Potret 2 kemiri yang siap diadu menggunakan alat ngadu muncang. (Foto: Sulindo/Ulfa Nurfauziah)

Seiring waktu, banyak warisan budaya seperti permainan tradisional tak lagi akrab di tangan generasi muda. Di era serba digital saat ini, banyak anak-anak dan remaja lebih akrab dengan dunia game online daripada lapangan bermain atau halaman rumah tempat mereka bisa berinteraksi langsung. Gawai telah menggantikan bambu, tanah, dan alat-alat sederhana yang dulu lekat dalam keseharian.

Padahal, ada masa ketika anak-anak sepulang sekolah berlarian ke luar rumah untuk bermain lompat karet, kelereng, atau menerbangkan layangan hingga petang menjelang. Di sela-sela itu, mereka pergi ke hutan atau kebun untuk mencari kemiri yang jatuh dari pohon dan dijadikan bekal untuk permainan ngadu muncang yang menantang sekaligus mengasyikkan. Suasana seperti itu kini hanya tinggal kenangan, perlahan terkikis oleh perkembangan zaman.
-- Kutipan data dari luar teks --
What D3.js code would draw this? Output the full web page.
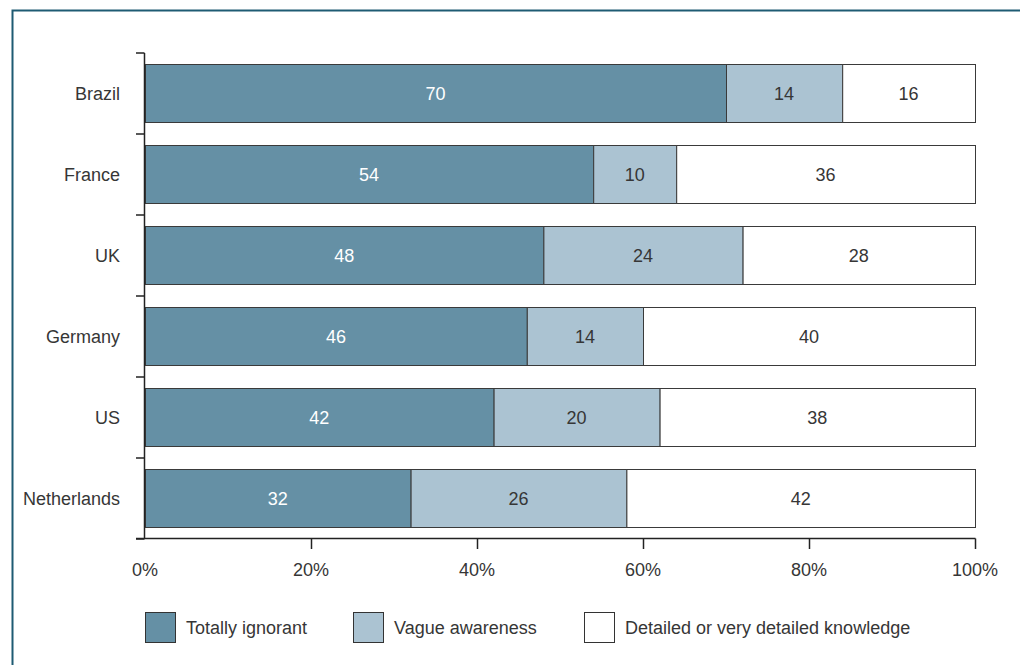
<!DOCTYPE html>
<html>
<head>
<meta charset="utf-8">
<script src="https://cdn.jsdelivr.net/npm/d3@7"></script>
<style>
  body { margin: 0; background: #fff; }
  svg { display: block; font-family: "Liberation Sans", Arial, sans-serif; }
</style>
</head>
<body>
<div id="chart"></div>
<script>
// Data
const countries = ['Brazil', 'France', 'UK', 'Germany', 'US', 'Netherlands'];
const ignorant = [70, 54, 48, 46, 42, 32];
const vague = [14, 10, 24, 14, 20, 26];
const detailed = [16, 36, 28, 40, 38, 42];
const seriesNames = ['Totally ignorant', 'Vague awareness', 'Detailed or very detailed knowledge'];
const xTicks = [0, 20, 40, 60, 80, 100];

const width = 1020, height = 665;
const colors = ['#6590a5', '#abc3d2', '#ffffff'];
const labelColors = ['#ffffff', '#363636', '#363636'];
const fontSize = '18px';

const svg = d3.select('#chart')
  .append('svg')
  .attr('width', width)
  .attr('height', height);

// Frame (top and left lines)
svg.append('path')
  .attr('d', `M12.5,${height} L12.5,10.5 L${width},10.5`)
  .attr('fill', 'none')
  .attr('stroke', '#1e5b73')
  .attr('stroke-width', 2);

const x = d3.scaleLinear().domain([0, 100]).range([145, 975]);
const y = d3.scaleBand().domain(countries).range([53, 539])
  .paddingInner(0.284).paddingOuter(0.142);

// Stack the series
const rows = countries.map((c, i) => ({ country: c, a: ignorant[i], b: vague[i], c: detailed[i] }));
const stacked = d3.stack().keys(['a', 'b', 'c'])(rows);

const layers = svg.selectAll('.layer')
  .data(stacked)
  .enter()
  .append('g')
  .attr('class', 'layer');

layers.selectAll('rect')
  .data((d, i) => d.map(s => ({ s, i })))
  .enter()
  .append('rect')
  .attr('x', d => x(d.s[0]) + 0.5)
  .attr('y', d => Math.floor(y(d.s.data.country)) + 0.5)
  .attr('width', d => x(d.s[1]) - x(d.s[0]))
  .attr('height', Math.round(y.bandwidth()))
  .attr('fill', d => colors[d.i])
  .attr('stroke', '#3a3a3a')
  .attr('stroke-width', 1);

layers.selectAll('text')
  .data((d, i) => d.map(s => ({ s, i })))
  .enter()
  .append('text')
  .attr('x', d => (x(d.s[0]) + x(d.s[1])) / 2)
  .attr('y', d => y(d.s.data.country) + y.bandwidth() / 2)
  .attr('dy', '0.35em')
  .attr('text-anchor', 'middle')
  .attr('font-size', fontSize)
  .attr('fill', d => labelColors[d.i])
  .text(d => d.s[1] - d.s[0]);

// Y axis: line with ticks at band boundaries
const boundaries = countries.map(c => y(c) - y.step() * y.paddingInner() / 2);
boundaries.push(y.range()[1]);
const yAxis = svg.append('g').attr('stroke', '#222').attr('stroke-width', 1.5);
yAxis.append('line')
  .attr('x1', 144.5).attr('x2', 144.5)
  .attr('y1', boundaries[0]).attr('y2', boundaries[boundaries.length - 1]);
yAxis.selectAll('.ytick')
  .data(boundaries)
  .enter()
  .append('line')
  .attr('x1', 136).attr('x2', 144.5)
  .attr('y1', d => Math.round(d)).attr('y2', d => Math.round(d));

svg.selectAll('.ylabel')
  .data(countries)
  .enter()
  .append('text')
  .attr('x', 120)
  .attr('y', d => y(d) + y.bandwidth() / 2)
  .attr('dy', '0.35em')
  .attr('text-anchor', 'end')
  .attr('font-size', fontSize)
  .attr('fill', '#363636')
  .text(d => d);

// X axis
const xAxisY = 538.5;
const xAxis = svg.append('g').attr('stroke', '#222').attr('stroke-width', 1.5);
xAxis.append('line')
  .attr('x1', 136).attr('x2', x(100) + 0.5)
  .attr('y1', xAxisY).attr('y2', xAxisY);
xAxis.selectAll('.xtick')
  .data(xTicks.slice(1))
  .enter()
  .append('line')
  .attr('x1', d => Math.round(x(d)) + 0.5).attr('x2', d => Math.round(x(d)) + 0.5)
  .attr('y1', xAxisY).attr('y2', 549);

svg.selectAll('.xlabel')
  .data(xTicks)
  .enter()
  .append('text')
  .attr('x', d => x(d))
  .attr('y', 570)
  .attr('dy', '0.35em')
  .attr('text-anchor', 'middle')
  .attr('font-size', fontSize)
  .attr('fill', '#363636')
  .text(d => d + '%');

// Legend
const legendX = [145, 353, 584];
const legend = svg.selectAll('.legend')
  .data(seriesNames)
  .enter()
  .append('g')
  .attr('transform', (d, i) => `translate(${legendX[i]},612)`);

legend.append('rect')
  .attr('x', 0.5).attr('y', 0.5)
  .attr('width', 30).attr('height', 30)
  .attr('fill', (d, i) => colors[i])
  .attr('stroke', '#333')
  .attr('stroke-width', 1);

legend.append('text')
  .attr('x', 41)
  .attr('y', 16)
  .attr('dy', '0.35em')
  .attr('font-size', fontSize)
  .attr('fill', '#363636')
  .text(d => d);
</script>
</body>
</html>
Namun di tengah derasnya arus permainan digital yang merambah kehidupan anak-anak masa kini, masih tersisa secercah ingatan tentang permainan rakyat yang pernah menjadi bagian dari keseharian. Salah satunya adalah ngadu muncang, sebuah permainan adu biji kemiri yang dahulu populer di kalangan anak-anak Sunda.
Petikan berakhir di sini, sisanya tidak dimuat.